Her dad happened to be leading our lesson last night during Life Group. The lesson was about passive righteousness--which was a new term to me, coined by Martin Luther. The lesson wrapped up with a self-inventory about whether we live as orphans or as children and heirs of our Loving Father. And like a ton of bricks, I realized something. I HAVE been adopted--given a bright future and a hope. I have been made a child of the King. Like this amazing girl--my path has been altered completely.
So, why do I continue to live like an orphan? Why do I go through each day, all Eeyore with the slightest hard circumstance instead of the HOPE I have in my Jesus who made me more than a conqueror because He loved me to death? Why do I struggle to feel loved and accepted--as though I am a street child--when a place will be set for me at the banquet table of my Groom? Why can't I throw my arms up in praise and with full abandon embrace the life I've been given--like our dear friend?

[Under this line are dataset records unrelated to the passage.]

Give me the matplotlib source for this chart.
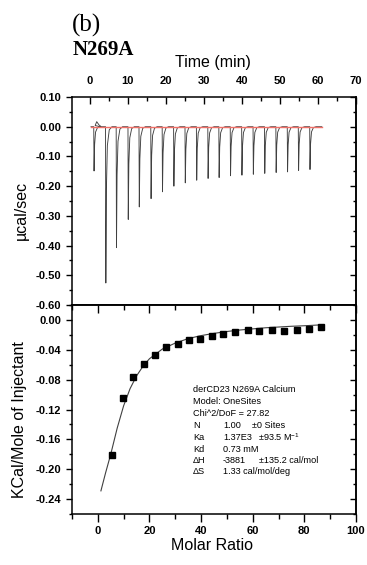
import numpy as np
import matplotlib
matplotlib.use('Agg')
import matplotlib.pyplot as plt
from matplotlib.ticker import MultipleLocator

plt.rcParams['font.family'] = ['Liberation Sans', 'DejaVu Sans']
plt.rcParams['mathtext.default'] = 'regular'

# raw ITC trace: injection peaks (time in min, minimum in ucal/sec)
peak_time = [1.1, 4.2, 7.0, 10.1, 13.0, 16.1, 19.1, 22.1, 25.1, 28.1,
             31.1, 34.0, 37.0, 40.0, 43.0, 46.0, 49.0, 52.0, 54.9, 57.9]
peak_depth = [-0.149, -0.526, -0.407, -0.312, -0.270, -0.242, -0.219, -0.200,
              -0.189, -0.180, -0.174, -0.171, -0.165, -0.163, -0.160, -0.157,
              -0.154, -0.152, -0.147, -0.144]
trace_start, trace_end = 0.3, 61.0
bump_time = [1.4, 1.8, 2.4, 3.0]
bump_val = [0.004, 0.017, 0.006, 0.0]

# integrated heats
molar_ratio = [5.3, 9.6, 13.6, 17.8, 22.1, 26.4, 30.9, 35.3, 39.7, 44.1,
               48.6, 53.2, 58.0, 62.5, 67.3, 72.2, 77.0, 81.7, 86.4]
heat = [-0.181, -0.105, -0.076, -0.059, -0.047, -0.0365, -0.032, -0.027,
        -0.026, -0.022, -0.0185, -0.0163, -0.014, -0.015, -0.0135, -0.0145,
        -0.0135, -0.012, -0.0101]
fit_x = [1.2, 3, 5, 7.5, 10, 12.5, 15, 17.5, 20, 25, 30, 35, 40, 45, 50,
         55, 60, 65, 70, 75, 80, 87]
fit_y = [-0.229, -0.205, -0.180, -0.145, -0.115, -0.092, -0.075, -0.062,
         -0.052, -0.039, -0.031, -0.025, -0.021, -0.018, -0.0155, -0.0135,
         -0.012, -0.0105, -0.0095, -0.0085, -0.0078, -0.0065]

fit_lines = [('derCD23 N269A Calcium', None, None),
             ('Model: OneSites', None, None),
             ('Chi^2/DoF = 27.82', None, None),
             ('N', '1.00', '\u00b10 Sites'),
             ('Ka', '1.37E3', '\u00b193.5 M$^{-1}$'),
             ('Kd', '0.73 mM', None),
             ('\u0394H', '-3881', '\u00b1135.2 cal/mol'),
             ('\u0394S', '1.33 cal/mol/deg', None)]

# build the trace polyline
tx = [trace_start]
ty = [0.0]
shape = [(-0.08, 0.0), (0.0, 1.0), (0.15, 0.4), (0.4, 0.12), (0.9, 0.02), (1.6, 0.0)]
for i, (t, d) in enumerate(zip(peak_time, peak_depth)):
    for dt, f in shape:
        tx.append(t + dt)
        ty.append(d * f)
    if i == 0:
        tx += bump_time
        ty += bump_val
tx.append(trace_end)
ty.append(0.0)

fig = plt.figure(figsize=(3.67, 5.65), dpi=100)
W, H = 367.0, 565.0
ax1 = fig.add_axes([72 / W, 1 - 305 / H, 284 / W, 208 / H])
ax2 = fig.add_axes([72 / W, 1 - 514 / H, 284 / W, 209 / H])

tickfont = dict(fontsize=8, fontweight='bold')

# top panel
ax1.plot(tx, ty, color='#404040', lw=0.65)
ax1.plot([trace_start, trace_end], [0, 0], color='#f07068', lw=1.0)
ax1.set_xlim(-4.7, 70)
ax1.set_ylim(-0.6, 0.1)
ax1.xaxis.set_minor_locator(MultipleLocator(5))
ax1.yaxis.set_minor_locator(MultipleLocator(0.05))
ax1.tick_params(axis='x', which='both', top=True, bottom=False, labeltop=True,
                labelbottom=False, direction='in', pad=8)
ax1.tick_params(axis='x', which='major', length=5, width=1)
ax1.tick_params(axis='x', which='minor', length=3, width=1)
ax1.tick_params(axis='y', which='both', left=True, right=False, direction='out', pad=4)
ax1.tick_params(axis='y', which='major', length=4, width=1)
ax1.tick_params(axis='y', which='minor', length=2.5, width=1)
yt1 = np.arange(-0.6, 0.101, 0.1)
ax1.set_yticks(yt1)
ax1.set_yticklabels(['%.2f' % v if abs(v) > 1e-9 else '0.00' for v in yt1], **tickfont)
ax1.set_xticks(range(0, 71, 10))
ax1.set_xticklabels([str(v) for v in range(0, 71, 10)], **tickfont)
ax1r = ax1.secondary_yaxis('right')
ax1r.set_yticks(yt1)
ax1r.yaxis.set_minor_locator(MultipleLocator(0.05))
ax1r.tick_params(which='both', direction='in', labelright=False)
ax1r.tick_params(which='major', length=4, width=1)
ax1r.tick_params(which='minor', length=2.5, width=1)

# bottom panel
ax2.plot(fit_x, fit_y, color='#404040', lw=0.8)
ax2.plot(molar_ratio, heat, 's', color='black', markersize=4.8)
ax2.set_xlim(-10, 100)
ax2.set_ylim(-0.26, 0.02)
ax2.set_xticks(range(0, 101, 20))
ax2.set_xticklabels([str(v) for v in range(0, 101, 20)], **tickfont)
ax2.xaxis.set_minor_locator(MultipleLocator(10))
yt = np.arange(-0.24, 0.001, 0.04)
ax2.set_yticks(yt)
ax2.set_yticklabels(['%.2f' % v if abs(v) > 1e-9 else '0.00' for v in yt], **tickfont)
ax2.yaxis.set_minor_locator(MultipleLocator(0.02))
ax2.tick_params(axis='x', which='both', direction='out', pad=3)
ax2.tick_params(axis='x', which='major', length=6, width=1)
ax2.tick_params(axis='x', which='minor', length=3.5, width=1)
ax2.tick_params(axis='y', which='both', direction='out', pad=4)
ax2.tick_params(axis='y', which='major', length=4, width=1)
ax2.tick_params(axis='y', which='minor', length=2.5, width=1)
ax2t = ax2.secondary_xaxis('top')
ax2t.set_xticks(range(0, 101, 20))
ax2t.xaxis.set_minor_locator(MultipleLocator(10))
ax2t.tick_params(which='both', direction='in', labeltop=False)
ax2t.tick_params(which='major', length=6, width=1)
ax2t.tick_params(which='minor', length=3.5, width=1)
ax2r = ax2.secondary_yaxis('right')
ax2r.set_yticks(yt)
ax2r.yaxis.set_minor_locator(MultipleLocator(0.02))
ax2r.tick_params(which='both', direction='in', labelright=False)
ax2r.tick_params(which='major', length=4, width=1)
ax2r.tick_params(which='minor', length=2.5, width=1)

for a in (ax1, ax2, ax1r, ax2t, ax2r):
    for s in a.spines.values():
        s.set_linewidth(1.1)

# fit parameter box (pixel columns / rows of the original figure)
col_px = [193, 223, 252]
pm_px = {'Ka': 258, '\u0394H': 259}
row_px = [390, 402, 413.5, 425, 437, 449, 460.5, 472]
fs = 6.6
for (a, b, c), yy in zip(fit_lines, row_px):
    yf = 1 - yy / H
    fig.text(col_px[0] / W, yf, a, fontsize=fs, va='center')
    if b:
        fig.text(col_px[1] / W, yf, b, fontsize=fs, va='center')
    if c:
        fig.text(pm_px.get(a, col_px[2]) / W, yf, c, fontsize=fs, va='center')

# titles and axis labels
fig.text(72 / W, 1 - 25 / H, '(b)', fontsize=18, family=['Liberation Serif'], va='center')
fig.text(73 / W, 1 - 50 / H, 'N269A', fontsize=15, fontweight='bold',
         family=['Liberation Serif'], va='center')
fig.text(213 / W, 1 - 62 / H, 'Time (min)', fontsize=11.5, ha='center', va='center')
fig.text(212 / W, 1 - 545 / H, 'Molar Ratio', fontsize=11.5, ha='center', va='center')
fig.text(21 / W, 1 - 210 / H, '\u00b5cal/sec', fontsize=11.5, rotation=90,
         ha='center', va='center')
fig.text(20 / W, 1 - 420 / H, 'KCal/Mole of Injectant', fontsize=11.5, rotation=90,
         ha='center', va='center')

fig.savefig('out.png', dpi=100)
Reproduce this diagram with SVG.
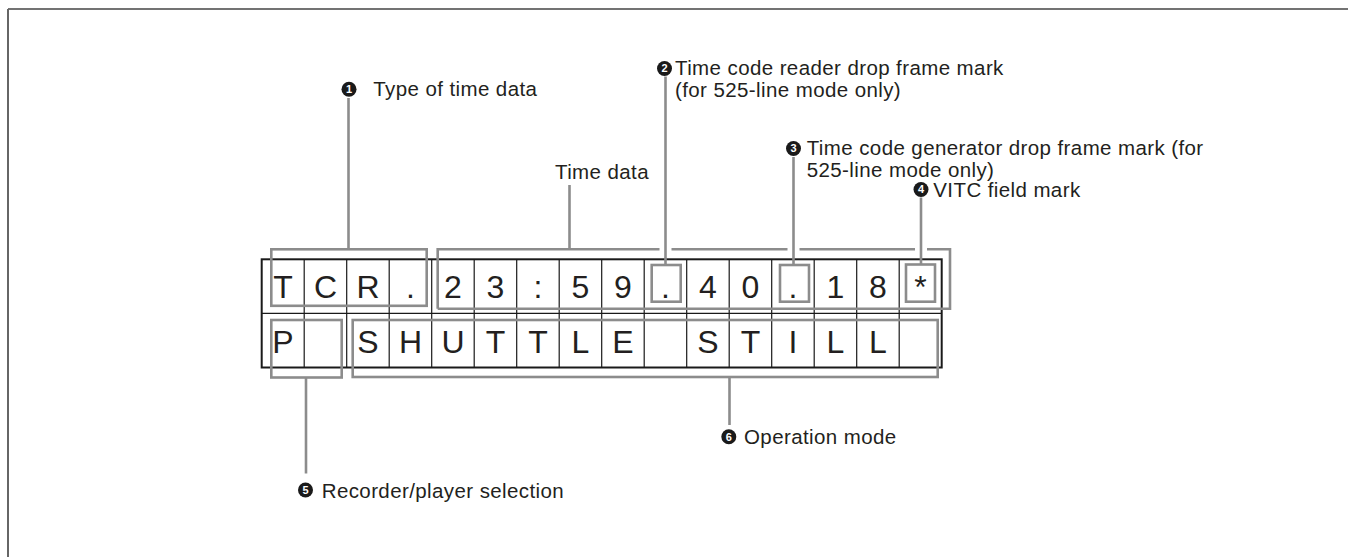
<svg xmlns="http://www.w3.org/2000/svg" width="1348" height="557" viewBox="0 0 1348 557">
<style>
.lbl{font-family:"Liberation Sans",Arial,sans-serif;font-size:20.5px;letter-spacing:0.4px;fill:#231f20}
.num{font-family:"Liberation Sans",Arial,sans-serif;font-size:11px;font-weight:bold;fill:#fff;text-anchor:middle}
.dot{fill:#1a1a1a}
.cell{font-family:"Liberation Sans",Arial,sans-serif;font-size:32px;fill:#231f20;text-anchor:middle}
.grid{fill:none;stroke:#1a1a1a;stroke-width:1.2}
.outer{fill:none;stroke:#1a1a1a;stroke-width:2}
.br{fill:none;stroke:#8c8c8c;stroke-width:2.6}
</style>
<rect width="1348" height="557" fill="#fff"/>
<g id="frame">
<line x1="8" y1="9" x2="1348" y2="9" stroke="#444" stroke-width="1.6"/>
<line x1="8" y1="9" x2="8" y2="557" stroke="#666" stroke-width="2"/>
</g>
<g id="display">
<rect class="outer" x="261.7" y="259.3" width="680" height="108.2"/>
<line class="grid" x1="261.7" y1="313.3" x2="941.7" y2="313.3"/>
<path class="grid" d="M304.2,259.3V367.5M346.7,259.3V367.5M389.2,259.3V367.5M431.7,259.3V367.5M474.2,259.3V367.5M516.7,259.3V367.5M559.2,259.3V367.5M601.7,259.3V367.5M644.2,259.3V367.5M686.7,259.3V367.5M729.2,259.3V367.5M771.7,259.3V367.5M814.2,259.3V367.5M856.7,259.3V367.5M899.2,259.3V367.5"/>
<g class="cell">
<text x="283" y="297.5">T</text>
<text x="325.5" y="297.5">C</text>
<text x="368" y="297.5">R</text>
<text x="410.5" y="297.5">.</text>
<text x="453" y="297.5">2</text>
<text x="495.5" y="297.5">3</text>
<text x="538" y="297.5">:</text>
<text x="580.5" y="297.5">5</text>
<text x="623" y="297.5">9</text>
<text x="665.5" y="297.5">.</text>
<text x="708" y="297.5">4</text>
<text x="750.5" y="297.5">0</text>
<text x="793" y="297.5">.</text>
<text x="835.5" y="297.5">1</text>
<text x="878" y="297.5">8</text>
<text x="920.5" y="297.5">*</text>
<text x="283" y="352.5">P</text>
<text x="368" y="352.5">S</text>
<text x="410.5" y="352.5">H</text>
<text x="453" y="352.5">U</text>
<text x="495.5" y="352.5">T</text>
<text x="538" y="352.5">T</text>
<text x="580.5" y="352.5">L</text>
<text x="623" y="352.5">E</text>
<text x="708" y="352.5">S</text>
<text x="750.5" y="352.5">T</text>
<text x="793" y="352.5">I</text>
<text x="835.5" y="352.5">L</text>
<text x="878" y="352.5">L</text>
</g>
</g>
<g id="connectors" class="br">
<rect x="271.3" y="249.3" width="155.4" height="56.5"/>
<path d="M437.7,308.7V249.3H659.5M671.5,249.3H787.5M799.5,249.3H915M927,249.3H950V308.7H437.7"/>
<rect x="651.7" y="265" width="29" height="36.7"/>
<rect x="780" y="265" width="29" height="36.7"/>
<rect x="906" y="264.5" width="29" height="37.2"/>
<rect x="271.3" y="320" width="70.4" height="57.5"/>
<rect x="352.7" y="320" width="585" height="57"/>
<line x1="348.5" y1="98" x2="348.5" y2="249.3"/>
<line x1="569.5" y1="185" x2="569.5" y2="249.3"/>
<line x1="665.5" y1="76.5" x2="665.5" y2="265"/>
<line x1="793.5" y1="157" x2="793.5" y2="265"/>
<line x1="921" y1="197.5" x2="921" y2="264.5"/>
<line x1="306" y1="377.5" x2="306" y2="473.5"/>
<line x1="729.5" y1="377" x2="729.5" y2="425"/>
</g>
<g id="label-1">
<circle class="dot" cx="349" cy="89.3" r="7.5"/>
<text class="num" x="349" y="93.2">1</text>
<text class="lbl" x="373.3" y="96">Type of time data</text>
</g>
<g id="label-time-data">
<text class="lbl" x="555" y="178.5">Time data</text>
</g>
<g id="label-2">
<circle class="dot" cx="664.5" cy="68.5" r="7.5"/>
<text class="num" x="664.5" y="72.4">2</text>
<text class="lbl" x="675" y="75">Time code reader drop frame mark</text>
<text class="lbl" x="675" y="96.5">(for 525-line mode only)</text>
</g>
<g id="label-3">
<circle class="dot" cx="793.5" cy="148.5" r="7.5"/>
<text class="num" x="793.5" y="152.4">3</text>
<text class="lbl" x="806.7" y="155">Time code generator drop frame mark (for</text>
<text class="lbl" x="806.7" y="176.5">525-line mode only)</text>
</g>
<g id="label-4">
<circle class="dot" cx="921" cy="189.5" r="7.5"/>
<text class="num" x="921" y="193.4">4</text>
<text class="lbl" x="933.3" y="196.5">VITC field mark</text>
</g>
<g id="label-5">
<circle class="dot" cx="305.5" cy="490" r="7.5"/>
<text class="num" x="305.5" y="493.9">5</text>
<text class="lbl" x="321.7" y="497.5">Recorder/player selection</text>
</g>
<g id="label-6">
<circle class="dot" cx="728.8" cy="436.7" r="7.5"/>
<text class="num" x="728.8" y="440.6">6</text>
<text class="lbl" x="744" y="444.2">Operation mode</text>
</g>
</svg>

INTENTIONAL challenge: Where do you see yourself in this scenario? Do you embrace your adoption and shake off the doom and gloom that could have been yours--had it not been for Christ? Or do you get bogged down like me--living like an orphan, feeling rejected, anxious about circumstances, beaten down by life, trying to fix things on your own? Oh--that we would throw off our rags, abandon our street life, embrace our identity as children and heirs, and throw our arms up in praise, singing with full abandon to our Heavenly Father who made us His own!